• SHORT PROBLEM: Leave out the pictures and print only the lines from the one with "Rebuild this chart" through the one with "const fills = ['#b3a2c8', 'url(#grad2021)']", exactly as they are.

Extracted data entries:
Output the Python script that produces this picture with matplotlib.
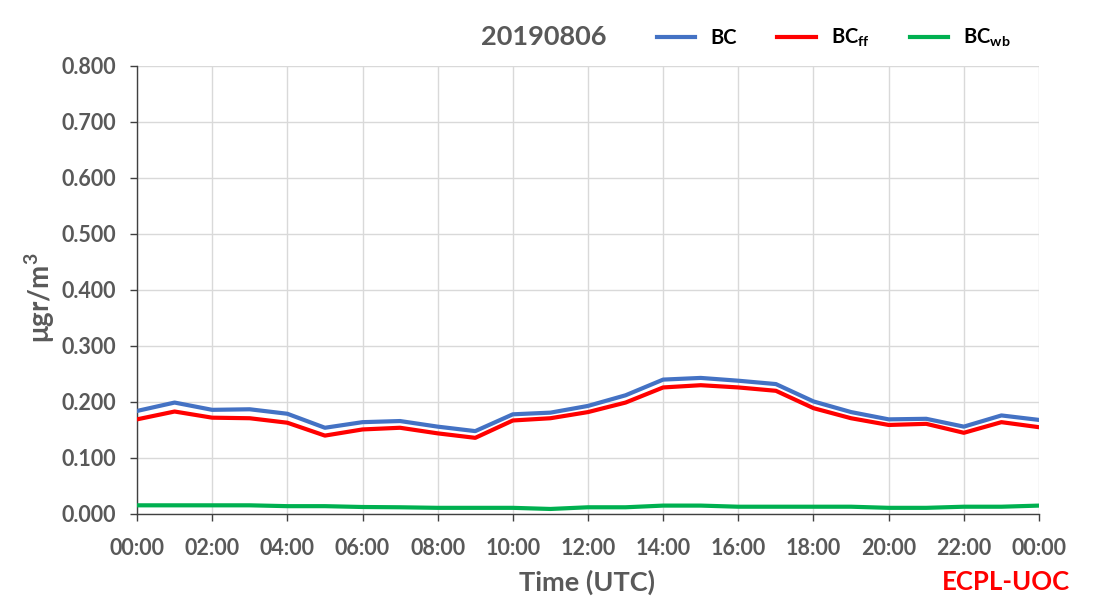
import matplotlib
matplotlib.use("Agg")
import matplotlib.pyplot as plt

hours = list(range(25))
bc = [0.184, 0.199, 0.186, 0.187, 0.179, 0.154, 0.164, 0.166, 0.156, 0.148, 0.178, 0.181, 0.193,
      0.212, 0.240, 0.243, 0.238, 0.232, 0.201, 0.182, 0.169, 0.170, 0.156, 0.176, 0.168]
bc_ff = [0.169, 0.183, 0.172, 0.171, 0.163, 0.140, 0.151, 0.154, 0.144, 0.136, 0.167, 0.171, 0.182,
         0.199, 0.226, 0.230, 0.226, 0.220, 0.189, 0.171, 0.159, 0.161, 0.145, 0.164, 0.155]
bc_wb = [0.0155, 0.0155, 0.0155, 0.0155, 0.014, 0.014, 0.0125, 0.012, 0.011, 0.011, 0.011, 0.009, 0.012,
         0.012, 0.015, 0.015, 0.013, 0.013, 0.013, 0.013, 0.011, 0.011, 0.013, 0.013, 0.015]
xtick_labels = ["00:00", "02:00", "04:00", "06:00", "08:00", "10:00", "12:00",
                "14:00", "16:00", "18:00", "20:00", "22:00", "00:00"]
yticks = [0.0, 0.1, 0.2, 0.3, 0.4, 0.5, 0.6, 0.7, 0.8]

plt.rcParams['font.family'] = ['Lato', 'DejaVu Sans']
plt.rcParams['mathtext.fontset'] = 'custom'
plt.rcParams['mathtext.rm'] = 'Lato:bold'
plt.rcParams['mathtext.bf'] = 'Lato:bold'
plt.rcParams['mathtext.it'] = 'Lato:bold'

gray = '#595959'
fig = plt.figure(figsize=(11, 6.16), dpi=100)
ax = fig.add_axes([137/1100, 1-514/616, (1039-137)/1100, (514-66)/616])

ax.plot(hours, bc, color='#4472C4', lw=3, label='BC', zorder=3)
ax.plot(hours, bc_ff, color='#FF0000', lw=3, label=r'BC$_{\mathrm{ff}}$', zorder=3)
ax.plot(hours, bc_wb, color='#00B050', lw=3, label=r'BC$_{\mathrm{wb}}$', zorder=3)

ax.set_xlim(0, 24)
ax.set_ylim(0, 0.8)
ax.set_xticks(list(range(0, 25, 2)))
ax.set_xticklabels(xtick_labels)
ax.set_yticks(yticks)
ax.set_yticklabels([f"{v:.3f}" for v in yticks])
ax.grid(True, color='#D9D9D9', lw=1)
ax.set_axisbelow(True)
for s in ['top', 'right']:
    ax.spines[s].set_visible(False)
for s in ['left', 'bottom']:
    ax.spines[s].set_color('#404040')
    ax.spines[s].set_linewidth(1)
ax.tick_params(axis='both', colors='#404040', length=5, width=1, direction='out',
               labelcolor=gray, labelsize=15.5)
ax.tick_params(axis='x', pad=12)
ax.tick_params(axis='y', pad=10)
for lbl in ax.get_xticklabels() + ax.get_yticklabels():
    lbl.set_fontweight('bold')

fig.text(40/1100, 1-298/616, r'μgr/m$^{3}$', fontsize=20, fontweight='bold', color=gray,
         rotation=90, ha='center', va='center')
fig.text(587/1100, 1-582/616, 'Time (UTC)', fontsize=19.5, fontweight='bold', color=gray,
         ha='center', va='center')

fig.text(544/1100, 1-37/616, '20190806', fontsize=19.5, fontweight='bold', color=gray,
         ha='center', va='center')
fig.text(1006/1100, 1-582/616, 'ECPL-UOC', fontsize=18.5, fontweight='bold', color='#FF0000',
         ha='center', va='center')

leg = fig.legend(loc='center', bbox_to_anchor=(834/1100, 1-38/616), ncol=3, frameon=False,
                 handlelength=1.9, handletextpad=0.75, columnspacing=2.0,
                 prop={'weight': 'bold', 'size': 14.5})

fig.savefig('out.png', dpi=100)
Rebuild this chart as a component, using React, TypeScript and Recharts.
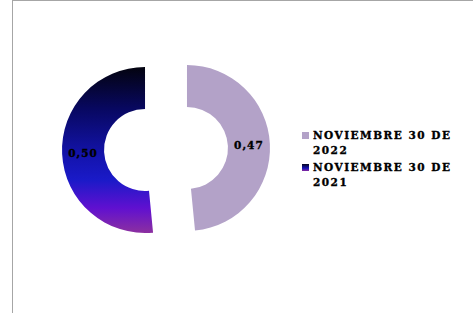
import { PieChart, Pie, Cell, Sector, Legend } from 'recharts'

const categories = ['NOVIEMBRE 30 DE 2022', 'NOVIEMBRE 30 DE 2021']
const values = [0.47, 0.5]
const valueLabels = ['0,47', '0,50']

const data = categories.map((name, i) => ({ name, value: values[i], label: valueLabels[i] }))

const RAD = Math.PI / 180
const EXPLODE = 21

const fills = ['#b3a2c8', 'url(#grad2021)']

const ExplodedSector = (props: any) => {
  const { cx, cy, midAngle } = props
  const dx = Math.cos(-midAngle * RAD) * EXPLODE
  const dy = Math.sin(-midAngle * RAD) * EXPLODE
  return <Sector {...props} cx={cx + dx} cy={cy + dy} stroke="none" />
}

const renderLabel = (props: any) => {
  const { cx, cy, midAngle, innerRadius, outerRadius, index } = props
  const r = (innerRadius + outerRadius) / 2 + EXPLODE
  const x = cx + Math.cos(-midAngle * RAD) * r
  const y = cy + Math.sin(-midAngle * RAD) * r
  return (
    <text
      x={x}
      y={y}
      textAnchor="middle"
      dominantBaseline="central"
      fill="#000"
      stroke="#000"
      strokeWidth={0.35}
      style={{ fontFamily: 'DejaVu Serif', fontWeight: 700, fontSize: 10.5, letterSpacing: 1 }}
    >
      {data[index].label}
    </text>
  )
}

const renderLegend = () => (
  <div
    style={{
      fontFamily: 'DejaVu Serif',
      fontWeight: 700,
      fontSize: 10.5,
      letterSpacing: 1.5,
      color: '#000',
      WebkitTextStroke: '0.35px #000',
    }}
  >
    {data.map((d, i) => (
      <div key={d.name} style={{ position: 'relative', paddingLeft: 11, lineHeight: '15px', marginBottom: 2, width: 160 }}>
        <span
          style={{
            position: 'absolute',
            left: 0,
            top: 4,
            width: 7,
            height: 7,
            background: i === 0 ? '#b3a2c8' : 'linear-gradient(#05051a, #1414b8 60%, #8a2aa0)',
          }}
        />
        {d.name}
      </div>
    ))}
  </div>
)

export default function App() {
  return (
    <div style={{ position: 'absolute', left: 0, top: 0, width: 473, height: 313, background: '#fff', overflow: 'hidden' }}>
      <div
        style={{
          position: 'absolute',
          left: 12,
          top: 0,
          width: 470,
          height: 320,
          borderLeft: '1px solid #a6a6a6',
          borderTop: '1px solid #a6a6a6',
        }}
      />
      <PieChart
        width={473}
        height={313}
        margin={{ top: 0, right: 0, bottom: 0, left: 0 }}
        style={{ position: 'absolute', left: 0, top: 0 }}
      >
        <defs>
          <linearGradient id="grad2021" x1="0" y1="0" x2="0" y2="1">
            <stop offset="0%" stopColor="#03030f" />
            <stop offset="25%" stopColor="#080860" />
            <stop offset="55%" stopColor="#1414b0" />
            <stop offset="68%" stopColor="#1a1ac8" />
            <stop offset="85%" stopColor="#6010d0" />
            <stop offset="100%" stopColor="#8c30a0" />
          </linearGradient>
        </defs>
        <Pie
          data={data}
          dataKey="value"
          nameKey="name"
          cx={166}
          cy={149}
          innerRadius={41}
          outerRadius={83}
          startAngle={90}
          endAngle={-270}
          stroke="none"
          shape={ExplodedSector}
          label={renderLabel}
          labelLine={false}
          isAnimationActive={false}
        >
          {data.map((d, i) => (
            <Cell key={d.name} fill={fills[i]} />
          ))}
        </Pie>
        <Legend
          content={renderLegend}
          wrapperStyle={{ position: 'absolute', left: 302, top: 128, width: 170 }}
        />
      </PieChart>
    </div>
  )
}
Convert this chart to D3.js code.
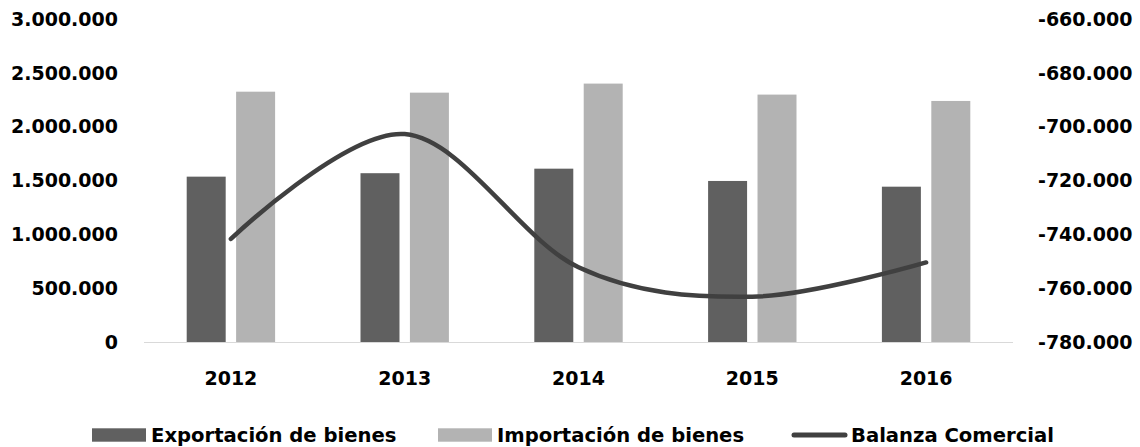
<!DOCTYPE html>
<html>
<head>
<meta charset="utf-8">
<script src="https://cdn.jsdelivr.net/npm/d3@7"></script>
<style>
  html, body { margin: 0; padding: 0; background: #fff; }
  svg text { font-family: "DejaVu Sans", sans-serif; font-weight: bold; font-size: 19px; fill: #000; }
  svg text.leg { font-size: 19.6px; }
</style>
</head>
<body>
<svg id="chart" width="1140" height="447"></svg>
<script>
const years = ["2012", "2013", "2014", "2015", "2016"];
const exportaciones = [1538000, 1570000, 1612000, 1498000, 1445000];
const importaciones = [2326000, 2317000, 2401000, 2299000, 2240000];
const balanza = [-741600, -702700, -752100, -763000, -750300];
const leftTicks = [0, 500000, 1000000, 1500000, 2000000, 2500000, 3000000];
const rightTicks = [-780000, -760000, -740000, -720000, -700000, -680000, -660000];
const seriesNames = ["Exportación de bienes", "Importación de bienes", "Balanza Comercial"];
const seriesColors = ["#606060", "#b3b3b3", "#404040"];

const svg = d3.select("#chart");
const plotL = 144, plotR = 1013, plotT = 19, plotB = 342.5;

const loc = d3.formatLocale({decimal: ",", thousands: ".", grouping: [3], currency: ["", ""], minus: "-"});
const fmt = loc.format(",d");

const x0 = d3.scaleBand().domain(years).range([plotL, plotR]).paddingInner(0).paddingOuter(0);
const groupW = 88.4;
const x1 = d3.scaleBand().domain([0, 1]).range([0, groupW]).paddingInner(0.211).paddingOuter(0);
const yL = d3.scaleLinear().domain([0, 3000000]).range([plotB, plotT]);
const yR = d3.scaleLinear().domain([-780000, -660000]).range([plotB, plotT]);

// bars
const barData = [exportaciones, importaciones];
barData.forEach((vals, si) => {
  svg.append("g").selectAll("rect").data(vals).join("rect")
    .attr("x", (d, i) => x0(years[i]) + (x0.bandwidth() - groupW) / 2 + x1(si))
    .attr("width", x1.bandwidth())
    .attr("y", d => yL(d))
    .attr("height", d => yL(0) - yL(d))
    .attr("fill", seriesColors[si]);
});

// baseline
svg.append("line")
  .attr("x1", plotL).attr("x2", plotR)
  .attr("y1", yL(0)).attr("y2", yL(0))
  .attr("stroke", "#d9d9d9").attr("stroke-width", 1.2);

// line
const line = d3.line()
  .x((d, i) => x0(years[i]) + x0.bandwidth() / 2)
  .y(d => yR(d))
  .curve(d3.curveCardinal.tension(0));
svg.append("path").datum(balanza)
  .attr("d", line)
  .attr("fill", "none")
  .attr("stroke", seriesColors[2])
  .attr("stroke-width", 4.5)
  .attr("stroke-linecap", "round");

// axes
const axL = svg.append("g").attr("transform", `translate(${plotL},0)`)
  .call(d3.axisLeft(yL).tickValues(leftTicks).tickFormat(fmt).tickSize(0).tickPadding(26));
axL.select(".domain").remove();

const axR = svg.append("g").attr("transform", `translate(${plotR},0)`)
  .call(d3.axisRight(yR).tickValues(rightTicks).tickFormat(fmt).tickSize(0).tickPadding(25));
axR.select(".domain").remove();

const axB = svg.append("g").attr("transform", `translate(0,${plotB})`)
  .call(d3.axisBottom(x0).tickSize(0).tickPadding(29));
axB.select(".domain").remove();

svg.selectAll(".tick text")
  .style("font-family", "'DejaVu Sans', sans-serif")
  .style("font-weight", "bold")
  .style("font-size", "19px")
  .attr("fill", "#000");

// legend
const legX = [92, 438, 792];
const legY = 428.3, legH = 13.4;
const lg = svg.append("g");
[0, 1].forEach(i => {
  lg.append("rect").attr("x", legX[i]).attr("y", legY).attr("width", 54).attr("height", legH)
    .attr("fill", seriesColors[i]);
});
lg.append("line").attr("x1", legX[2] + 2).attr("x2", legX[2] + 53)
  .attr("y1", legY + legH / 2).attr("y2", legY + legH / 2)
  .attr("stroke", seriesColors[2]).attr("stroke-width", 5).attr("stroke-linecap", "round");
seriesNames.forEach((n, i) => {
  lg.append("text").attr("class", "leg").attr("x", legX[i] + 59).attr("y", 441.7).text(n);
});
</script>
</body>
</html>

• REPLY:
Rebuild this chart as a component, using React, TypeScript and Recharts.
import { PieChart, Pie, Cell, Sector, Legend } from 'recharts'

const categories = ['NOVIEMBRE 30 DE 2022', 'NOVIEMBRE 30 DE 2021']
const values = [0.47, 0.5]
const valueLabels = ['0,47', '0,50']

const data = categories.map((name, i) => ({ name, value: values[i], label: valueLabels[i] }))

const RAD = Math.PI / 180
const EXPLODE = 21

const fills = ['#b3a2c8', 'url(#grad2021)']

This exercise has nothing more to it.